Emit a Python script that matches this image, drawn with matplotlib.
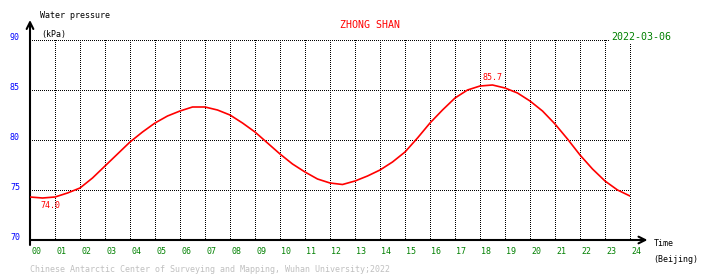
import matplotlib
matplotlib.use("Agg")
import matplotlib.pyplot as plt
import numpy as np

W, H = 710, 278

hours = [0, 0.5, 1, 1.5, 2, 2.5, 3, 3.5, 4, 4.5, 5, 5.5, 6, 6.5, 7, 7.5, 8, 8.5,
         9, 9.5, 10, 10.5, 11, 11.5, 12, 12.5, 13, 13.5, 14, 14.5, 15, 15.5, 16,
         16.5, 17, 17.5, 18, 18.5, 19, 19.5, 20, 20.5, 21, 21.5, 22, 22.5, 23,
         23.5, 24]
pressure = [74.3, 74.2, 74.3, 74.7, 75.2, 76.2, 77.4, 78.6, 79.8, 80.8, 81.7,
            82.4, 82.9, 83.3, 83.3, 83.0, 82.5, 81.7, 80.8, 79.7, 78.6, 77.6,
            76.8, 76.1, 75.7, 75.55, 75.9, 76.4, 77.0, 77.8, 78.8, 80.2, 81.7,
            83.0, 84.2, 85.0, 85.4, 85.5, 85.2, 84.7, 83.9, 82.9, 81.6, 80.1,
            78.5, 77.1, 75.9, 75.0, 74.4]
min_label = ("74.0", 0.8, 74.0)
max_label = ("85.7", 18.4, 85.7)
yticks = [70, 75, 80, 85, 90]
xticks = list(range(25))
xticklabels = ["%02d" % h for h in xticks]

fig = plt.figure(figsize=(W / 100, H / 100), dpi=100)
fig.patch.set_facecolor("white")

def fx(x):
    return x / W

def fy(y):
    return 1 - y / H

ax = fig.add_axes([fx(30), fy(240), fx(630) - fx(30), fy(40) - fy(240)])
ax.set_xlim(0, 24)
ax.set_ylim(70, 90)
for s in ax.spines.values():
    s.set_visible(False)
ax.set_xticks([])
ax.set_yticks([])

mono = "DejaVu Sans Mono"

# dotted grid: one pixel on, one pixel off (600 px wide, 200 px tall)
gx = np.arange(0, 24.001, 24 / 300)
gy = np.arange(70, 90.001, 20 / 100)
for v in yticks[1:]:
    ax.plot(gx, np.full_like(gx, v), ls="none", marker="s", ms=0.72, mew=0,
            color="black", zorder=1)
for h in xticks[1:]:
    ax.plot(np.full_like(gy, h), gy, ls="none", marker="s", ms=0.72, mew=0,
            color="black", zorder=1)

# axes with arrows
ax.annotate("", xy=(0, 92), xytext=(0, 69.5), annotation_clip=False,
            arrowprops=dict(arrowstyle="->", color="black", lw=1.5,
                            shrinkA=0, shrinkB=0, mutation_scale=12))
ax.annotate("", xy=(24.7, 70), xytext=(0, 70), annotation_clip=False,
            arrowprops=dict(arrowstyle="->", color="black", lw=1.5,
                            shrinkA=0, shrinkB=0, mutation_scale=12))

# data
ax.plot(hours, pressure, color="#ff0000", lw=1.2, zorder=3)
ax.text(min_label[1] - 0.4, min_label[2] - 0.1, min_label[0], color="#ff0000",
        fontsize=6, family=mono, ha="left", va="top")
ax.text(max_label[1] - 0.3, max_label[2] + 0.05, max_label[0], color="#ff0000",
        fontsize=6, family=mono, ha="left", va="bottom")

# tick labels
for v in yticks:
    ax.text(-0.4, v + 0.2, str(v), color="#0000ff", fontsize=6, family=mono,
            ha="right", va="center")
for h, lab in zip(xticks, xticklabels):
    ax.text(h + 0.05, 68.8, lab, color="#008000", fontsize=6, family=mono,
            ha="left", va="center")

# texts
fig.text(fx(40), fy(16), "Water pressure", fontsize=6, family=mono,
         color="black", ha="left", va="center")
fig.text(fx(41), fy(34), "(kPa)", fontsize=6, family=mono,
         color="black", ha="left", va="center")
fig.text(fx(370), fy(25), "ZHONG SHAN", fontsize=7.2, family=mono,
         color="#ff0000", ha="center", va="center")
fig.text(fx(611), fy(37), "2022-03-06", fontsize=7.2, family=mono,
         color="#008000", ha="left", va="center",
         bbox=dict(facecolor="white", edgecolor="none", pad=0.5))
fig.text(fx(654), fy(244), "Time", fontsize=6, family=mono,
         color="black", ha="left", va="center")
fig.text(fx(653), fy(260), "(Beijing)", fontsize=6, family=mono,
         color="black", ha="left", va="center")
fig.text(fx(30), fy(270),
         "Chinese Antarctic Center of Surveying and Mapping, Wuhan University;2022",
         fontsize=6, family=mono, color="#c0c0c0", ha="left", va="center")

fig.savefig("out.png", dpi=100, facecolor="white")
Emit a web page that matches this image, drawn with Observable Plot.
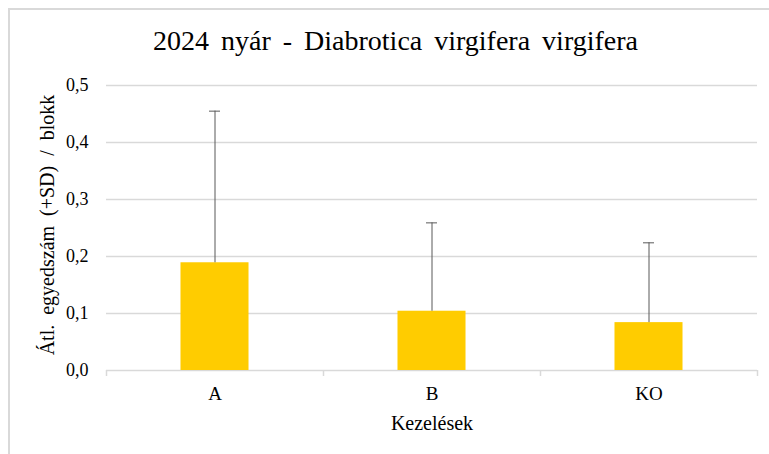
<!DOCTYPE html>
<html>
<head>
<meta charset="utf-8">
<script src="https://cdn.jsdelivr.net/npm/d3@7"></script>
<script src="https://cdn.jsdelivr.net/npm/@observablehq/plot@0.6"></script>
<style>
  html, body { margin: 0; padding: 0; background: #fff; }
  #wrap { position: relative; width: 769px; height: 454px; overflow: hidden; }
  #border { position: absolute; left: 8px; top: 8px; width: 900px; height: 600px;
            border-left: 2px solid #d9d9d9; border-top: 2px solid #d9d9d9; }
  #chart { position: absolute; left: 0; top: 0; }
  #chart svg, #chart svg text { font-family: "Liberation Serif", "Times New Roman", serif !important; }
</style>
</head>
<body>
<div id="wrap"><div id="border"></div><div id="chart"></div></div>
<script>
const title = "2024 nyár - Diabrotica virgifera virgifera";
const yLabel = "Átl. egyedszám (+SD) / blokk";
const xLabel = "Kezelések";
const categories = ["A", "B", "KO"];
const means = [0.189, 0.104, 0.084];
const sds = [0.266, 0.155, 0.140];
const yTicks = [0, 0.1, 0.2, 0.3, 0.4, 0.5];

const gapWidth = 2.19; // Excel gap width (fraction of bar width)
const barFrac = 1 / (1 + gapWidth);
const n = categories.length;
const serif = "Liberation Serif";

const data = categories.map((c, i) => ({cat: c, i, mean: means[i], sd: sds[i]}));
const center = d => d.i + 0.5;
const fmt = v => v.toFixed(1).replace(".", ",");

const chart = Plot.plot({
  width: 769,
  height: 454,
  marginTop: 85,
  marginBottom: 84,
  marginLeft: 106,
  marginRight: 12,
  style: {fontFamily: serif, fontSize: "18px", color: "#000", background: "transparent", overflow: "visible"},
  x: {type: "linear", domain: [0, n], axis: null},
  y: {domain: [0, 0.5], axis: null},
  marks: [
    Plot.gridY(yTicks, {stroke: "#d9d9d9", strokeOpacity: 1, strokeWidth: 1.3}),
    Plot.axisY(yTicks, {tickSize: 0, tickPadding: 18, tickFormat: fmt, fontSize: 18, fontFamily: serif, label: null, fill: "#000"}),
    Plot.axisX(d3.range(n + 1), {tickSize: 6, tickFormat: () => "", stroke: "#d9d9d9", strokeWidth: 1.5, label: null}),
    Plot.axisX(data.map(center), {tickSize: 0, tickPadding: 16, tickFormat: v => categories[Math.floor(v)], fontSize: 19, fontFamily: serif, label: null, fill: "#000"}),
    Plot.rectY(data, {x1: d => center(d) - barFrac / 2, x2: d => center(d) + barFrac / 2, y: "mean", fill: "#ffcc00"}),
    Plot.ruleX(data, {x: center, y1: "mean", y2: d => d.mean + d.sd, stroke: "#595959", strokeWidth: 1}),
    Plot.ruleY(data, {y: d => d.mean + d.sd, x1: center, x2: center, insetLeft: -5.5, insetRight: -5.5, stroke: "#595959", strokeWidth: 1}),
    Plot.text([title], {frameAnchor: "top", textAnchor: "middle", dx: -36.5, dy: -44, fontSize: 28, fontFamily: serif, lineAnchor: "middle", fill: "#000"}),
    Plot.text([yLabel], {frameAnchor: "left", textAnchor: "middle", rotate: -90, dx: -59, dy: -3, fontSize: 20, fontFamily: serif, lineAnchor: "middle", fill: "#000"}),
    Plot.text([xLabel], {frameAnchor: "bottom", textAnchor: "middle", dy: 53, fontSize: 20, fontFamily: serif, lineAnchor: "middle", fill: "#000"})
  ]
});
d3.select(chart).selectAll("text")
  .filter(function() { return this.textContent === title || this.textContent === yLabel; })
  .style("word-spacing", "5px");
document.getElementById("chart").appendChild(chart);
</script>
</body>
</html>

########

Problem requirements: Your task is to return the lines above, from the first one up to and including the line containing "W, H = 710, 278", minus any pictures.

Written solution:
Emit a Python script that matches this image, drawn with matplotlib.
import matplotlib
matplotlib.use("Agg")
import matplotlib.pyplot as plt
import numpy as np

W, H = 710, 278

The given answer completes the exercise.